— Start —

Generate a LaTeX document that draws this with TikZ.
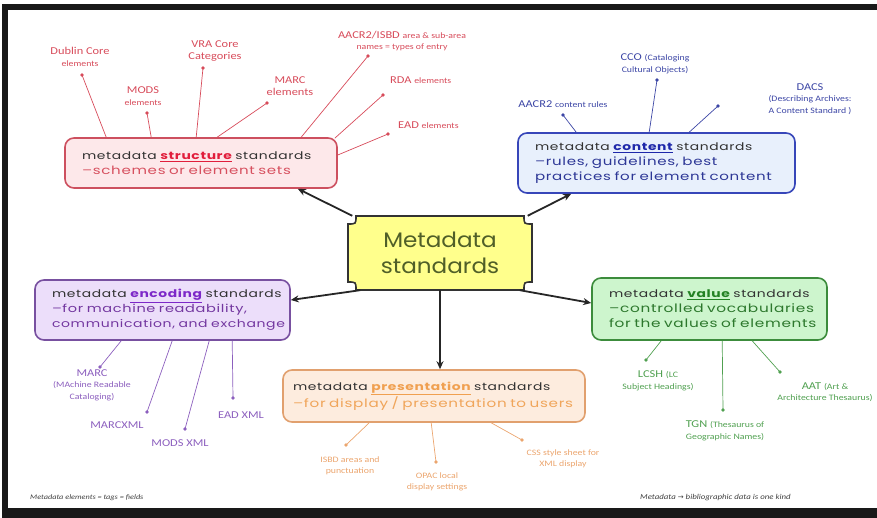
\documentclass[tikz,border=0pt]{standalone}
\usepackage{fontspec}
\setmainfont{Carlito}
\newfontfamily\boxfont[FakeStretch=1.32,LetterSpace=6]{Poppins}
\newfontfamily\bigfont[FakeStretch=1.1]{Poppins}
\newfontfamily\lblfont[FakeStretch=1.18]{Carlito}
\usetikzlibrary{arrows.meta,calc}

\definecolor{sred}{RGB}{205,80,95}
\definecolor{sfill}{RGB}{253,232,234}
\definecolor{skey}{RGB}{225,30,60}
\definecolor{stxt}{RGB}{215,80,95}
\definecolor{slbl}{RGB}{215,75,90}
\definecolor{cblue}{RGB}{55,70,185}
\definecolor{cfill}{RGB}{232,240,252}
\definecolor{ckey}{RGB}{30,40,170}
\definecolor{ctxt}{RGB}{45,55,150}
\definecolor{clbl}{RGB}{60,70,165}
\definecolor{epur}{RGB}{120,80,160}
\definecolor{efill}{RGB}{236,222,250}
\definecolor{ekey}{RGB}{125,40,200}
\definecolor{etxt}{RGB}{115,55,160}
\definecolor{elbl}{RGB}{140,95,190}
\definecolor{vgrn}{RGB}{60,140,60}
\definecolor{vfill}{RGB}{205,245,205}
\definecolor{vkey}{RGB}{35,130,35}
\definecolor{vtxt}{RGB}{45,120,45}
\definecolor{vlbl}{RGB}{80,160,80}
\definecolor{porg}{RGB}{225,160,110}
\definecolor{pfill}{RGB}{253,236,222}
\definecolor{pkey}{RGB}{240,160,80}
\definecolor{ptxt}{RGB}{240,165,90}
\definecolor{plbl}{RGB}{235,165,110}
\definecolor{mfill}{RGB}{255,255,140}
\definecolor{mtxt}{RGB}{80,95,40}
\definecolor{dgray}{RGB}{50,50,50}

\tikzset{
  stdbox/.style={draw, rounded corners=9pt, line width=1.6pt, align=left,
    inner xsep=0pt, inner ysep=0pt, font=\boxfont\fontsize{10.5}{15}\selectfont},
  lbl/.style={font=\lblfont\fontsize{10.5}{11.5}\selectfont, align=center, inner sep=0pt},
  cl/.style={line width=0.7pt},
  arr/.style={line width=1.8pt, draw=black!85, -{Stealth[length=8pt,width=7pt]}},
  dot/.style={radius=1.8pt}
}
\newcommand{\sm}{\fontsize{8.3}{9.5}\selectfont}
\newcommand{\subsz}[1]{\fontsize{#1}{15}\selectfont}

\begin{document}
\begin{tikzpicture}[x=1pt,y=-1pt]
\useasboundingbox (0,0) rectangle (877,518);
% frame
\fill[black!90] (2,4) rectangle (877,10);
\fill[black!90] (2,4) rectangle (8,518);
\fill[black!90] (2,508) rectangle (877,518);

% centre plaque
\draw[fill=mfill, draw=black!80, line width=1.6pt]
  (356,216) -- (524,216) .. controls (524,224) .. (532,224) -- (532,282)
  .. controls (524,282) .. (524,290) -- (356,290) .. controls (356,282) .. (348,282)
  -- (348,224) .. controls (356,224) .. (356,216) -- cycle;
\node[font=\bigfont\fontsize{21}{26}\selectfont, text=mtxt, align=center,
  minimum width=184pt, minimum height=74pt, inner sep=0pt] (ms) at (440,253) {Metadata\\standards};

% boxes
\node[stdbox, draw=sred, fill=sfill, minimum width=272pt, minimum height=50pt, text width=238pt] (struct) at (201,163)
 {\mbox{{\color{dgray}metadata} {\color{skey}\textbf{\underline{structure}}} {\color{dgray}standards}}\\
  \mbox{\subsz{11.4}\color{stxt}–schemes or element sets}};
\node[stdbox, draw=cblue, fill=cfill, minimum width=277pt, minimum height=60pt, text width=243pt] (content) at (656.5,163)
 {\mbox{{\color{dgray}metadata} {\color{ckey}\textbf{\underline{content}}} {\color{dgray}standards}}\\
  \mbox{\subsz{11.4}\color{ctxt}–rules, guidelines, best}\\
  \mbox{\subsz{11.4}\color{ctxt}practices for element content}};
\node[stdbox, draw=epur, fill=efill, minimum width=255pt, minimum height=60pt, text width=221pt] (enc) at (162.5,310)
 {\mbox{{\color{dgray}metadata} {\color{ekey}\textbf{\underline{encoding}}} {\color{dgray}standards}}\\
  \mbox{\subsz{11}\color{etxt}–for machine readability,}\\
  \mbox{\subsz{10.6}\color{etxt}communication, and exchange}};
\node[stdbox, draw=vgrn, fill=vfill, minimum width=235pt, minimum height=62pt, text width=201pt] (val) at (709.5,309)
 {\mbox{{\color{dgray}metadata} {\color{vkey}\textbf{\underline{value}}} {\color{dgray}standards}}\\
  \mbox{\subsz{11.6}\color{vtxt}–controlled vocabularies}\\
  \mbox{\subsz{11.6}\color{vtxt}for the values of elements}};
\node[stdbox, draw=porg, fill=pfill, minimum width=302pt, minimum height=52pt, text width=282pt] (pres) at (434,396)
 {\mbox{{\color{dgray}metadata} {\color{pkey}\textbf{\underline{presentation}}} {\color{dgray}standards}}\\
  \mbox{\subsz{11.5}\color{ptxt}–for display / presentation to users}};

% main arrows
\draw[arr] (ms.157) -- ($(struct.south east)+(-40,0)$);
\draw[arr] (ms.23) -- ($(content.south west)+(54,0)$);
\draw[arr] (ms.205) -- ($(enc.east)+(0,-10)$);
\draw[arr] (ms.335) -- ($(val.west)+(0,-6)$);
\draw[arr] (ms.south) -- (ms.south |- pres.north);

% structure labels
\begin{scope}[text=slbl]
\node[lbl] (dc) at (80,57) {Dublin Core\\{\sm elements}};
\node[lbl] (mods) at (143,96) {MODS\\{\sm elements}};
\node[lbl] (vra) at (215,51) {VRA Core\\Categories};
\node[lbl] (marc) at (290,86) {MARC\\elements};
\node[lbl] (aacr) at (402,41) {AACR2/ISBD {\sm area \& sub-area}\\{\sm names = types of entry}};
\node[lbl, anchor=west] (rda) at (390,80) {RDA {\sm elements}};
\node[lbl, anchor=west] (ead) at (398,125) {EAD {\sm elements}};
\end{scope}
\coordinate (dcd) at (82,75);
\coordinate (modsd) at (147,113);
\coordinate (vrad) at (203,68);
\coordinate (marcd) at (267,103);
\coordinate (aacrd) at (368,56);
\coordinate (rdad) at (383,95);
\coordinate (eadd) at (388,134);
\begin{scope}[slbl]
\foreach \d in {dcd,modsd,vrad,marcd,aacrd,rdad,eadd} \fill (\d) circle[dot];
\draw[cl] ($(struct.north west)+(42,0)$) -- (dcd);
\draw[cl] ($(struct.north west)+(87,0)$) -- (modsd);
\draw[cl] ($(struct.north west)+(132,0)$) -- (vrad);
\draw[cl] ($(struct.north west)+(153,0)$) -- (marcd);
\draw[cl] ($(struct.north west)+(237,0)$) -- (aacrd);
\draw[cl] ($(struct.north east)+(-3,1)$) -- (rdad);
\draw[cl] ($(struct.east)+(0,-8)$) -- (eadd);
\end{scope}

% content labels
\begin{scope}[text=clbl]
\node[lbl] (cco) at (655,64) {CCO {\sm (Cataloging}\\{\sm Cultural Objects)}};
\node[lbl] (aacrc) at (563,104) {AACR2 {\sm content rules}};
\node[lbl] (dacs) at (810,99) {DACS\\{\sm (Describing Archives:}\\{\sm A Content Standard )}};
\end{scope}
\coordinate (ccod) at (657,80);
\coordinate (aacrcd) at (563,115);
\coordinate (dacsd) at (718,106);
\begin{scope}[clbl]
\foreach \d in {ccod,aacrcd,dacsd} \fill (\d) circle[dot];
\draw[cl] ($(content.north west)+(132,0)$) -- (ccod);
\draw[cl] ($(content.north west)+(59,0)$) -- (aacrcd);
\draw[cl] ($(content.north west)+(172,0)$) -- (dacsd);
\end{scope}

% encoding labels
\begin{scope}[text=elbl]
\node[lbl] (marcx) at (92,385) {MARC\\{\sm (MAchine Readable}\\{\sm Cataloging)}};
\node[lbl] (marcxml) at (117,425) {MARCXML};
\node[lbl] (modsxml) at (180,443) {MODS XML};
\node[lbl] (eadxml) at (241,415) {EAD XML};
\end{scope}
\coordinate (marcxd) at (100,367);
\coordinate (marcxmld) at (147,412);
\coordinate (modsxmld) at (185,429);
\coordinate (eadxmld) at (233,398);
\begin{scope}[elbl]
\foreach \d in {marcxd,marcxmld,modsxmld,eadxmld} \fill (\d) circle[dot];
\draw[cl] ($(enc.south west)+(87,0)$) -- (marcxd);
\draw[cl] ($(enc.south west)+(138,0)$) -- (marcxmld);
\draw[cl] ($(enc.south west)+(175,0)$) -- (modsxmld);
\draw[cl] ($(enc.south west)+(198,0)$) -- (eadxmld);
\end{scope}

% presentation labels
\begin{scope}[text=plbl]
\node[lbl] (isbd) at (350,466) {{\sm ISBD areas and}\\{\sm punctuation}};
\node[lbl] (opac) at (437,482) {{\sm OPAC local}\\{\sm display settings}};
\node[lbl] (css) at (563,459) {{\sm CSS style sheet for}\\{\sm XML display}};
\end{scope}
\coordinate (isbdd) at (346,445);
\coordinate (opacd) at (436,462);
\coordinate (cssd) at (522,440);
\begin{scope}[plbl]
\foreach \d in {isbdd,opacd,cssd} \fill (\d) circle[dot];
\draw[cl] ($(pres.south west)+(87,0)$) -- (isbdd);
\draw[cl] ($(pres.south west)+(149,0)$) -- (opacd);
\draw[cl] ($(pres.south west)+(209,0)$) -- (cssd);
\end{scope}

% value labels
\begin{scope}[text=vlbl]
\node[lbl] (lcsh) at (658,381) {LCSH {\sm (LC}\\{\sm Subject Headings)}};
\node[lbl] (tgn) at (725,431) {TGN {\sm (Thesaurus of}\\{\sm Geographic Names)}};
\node[lbl] (aat) at (825,392) {AAT {\sm (Art \&}\\{\sm Architecture Thesaurus)}};
\end{scope}
\coordinate (lcshd) at (646,360);
\coordinate (tgnd) at (723,410);
\coordinate (aatd) at (780,372);
\begin{scope}[vlbl]
\foreach \d in {lcshd,tgnd,aatd} \fill (\d) circle[dot];
\draw[cl] ($(val.south west)+(70,0)$) -- (lcshd);
\draw[cl] ($(val.south west)+(131,0)$) -- (tgnd);
\draw[cl] ($(val.south west)+(161,0)$) -- (aatd);
\end{scope}

% notes
\node[font=\lblfont\itshape\fontsize{7}{8}\selectfont, text=black!75, anchor=west, inner sep=0pt] (n1) at (30,498) {Metadata elements = tags = \textit{fields}};
\node[font=\lblfont\itshape\fontsize{7.5}{8}\selectfont, text=black!75, anchor=west, inner sep=0pt] (n2) at (640,498) {Metadata {\fontspec{DejaVu Sans}\fontsize{7}{8}\selectfont→} bibliographic data is one kind};
\end{tikzpicture}
\end{document}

— End —

To do — From the opening line of the listing above through the line bearing "(2,508) rectangle (877,518);", repeat each line exactly. Drop every picture.

Task solution —
Generate a LaTeX document that draws this with TikZ.
\documentclass[tikz,border=0pt]{standalone}
\usepackage{fontspec}
\setmainfont{Carlito}
\newfontfamily\boxfont[FakeStretch=1.32,LetterSpace=6]{Poppins}
\newfontfamily\bigfont[FakeStretch=1.1]{Poppins}
\newfontfamily\lblfont[FakeStretch=1.18]{Carlito}
\usetikzlibrary{arrows.meta,calc}

\definecolor{sred}{RGB}{205,80,95}
\definecolor{sfill}{RGB}{253,232,234}
\definecolor{skey}{RGB}{225,30,60}
\definecolor{stxt}{RGB}{215,80,95}
\definecolor{slbl}{RGB}{215,75,90}
\definecolor{cblue}{RGB}{55,70,185}
\definecolor{cfill}{RGB}{232,240,252}
\definecolor{ckey}{RGB}{30,40,170}
\definecolor{ctxt}{RGB}{45,55,150}
\definecolor{clbl}{RGB}{60,70,165}
\definecolor{epur}{RGB}{120,80,160}
\definecolor{efill}{RGB}{236,222,250}
\definecolor{ekey}{RGB}{125,40,200}
\definecolor{etxt}{RGB}{115,55,160}
\definecolor{elbl}{RGB}{140,95,190}
\definecolor{vgrn}{RGB}{60,140,60}
\definecolor{vfill}{RGB}{205,245,205}
\definecolor{vkey}{RGB}{35,130,35}
\definecolor{vtxt}{RGB}{45,120,45}
\definecolor{vlbl}{RGB}{80,160,80}
\definecolor{porg}{RGB}{225,160,110}
\definecolor{pfill}{RGB}{253,236,222}
\definecolor{pkey}{RGB}{240,160,80}
\definecolor{ptxt}{RGB}{240,165,90}
\definecolor{plbl}{RGB}{235,165,110}
\definecolor{mfill}{RGB}{255,255,140}
\definecolor{mtxt}{RGB}{80,95,40}
\definecolor{dgray}{RGB}{50,50,50}

\tikzset{
  stdbox/.style={draw, rounded corners=9pt, line width=1.6pt, align=left,
    inner xsep=0pt, inner ysep=0pt, font=\boxfont\fontsize{10.5}{15}\selectfont},
  lbl/.style={font=\lblfont\fontsize{10.5}{11.5}\selectfont, align=center, inner sep=0pt},
  cl/.style={line width=0.7pt},
  arr/.style={line width=1.8pt, draw=black!85, -{Stealth[length=8pt,width=7pt]}},
  dot/.style={radius=1.8pt}
}
\newcommand{\sm}{\fontsize{8.3}{9.5}\selectfont}
\newcommand{\subsz}[1]{\fontsize{#1}{15}\selectfont}

\begin{document}
\begin{tikzpicture}[x=1pt,y=-1pt]
\useasboundingbox (0,0) rectangle (877,518);
% frame
\fill[black!90] (2,4) rectangle (877,10);
\fill[black!90] (2,4) rectangle (8,518);
\fill[black!90] (2,508) rectangle (877,518);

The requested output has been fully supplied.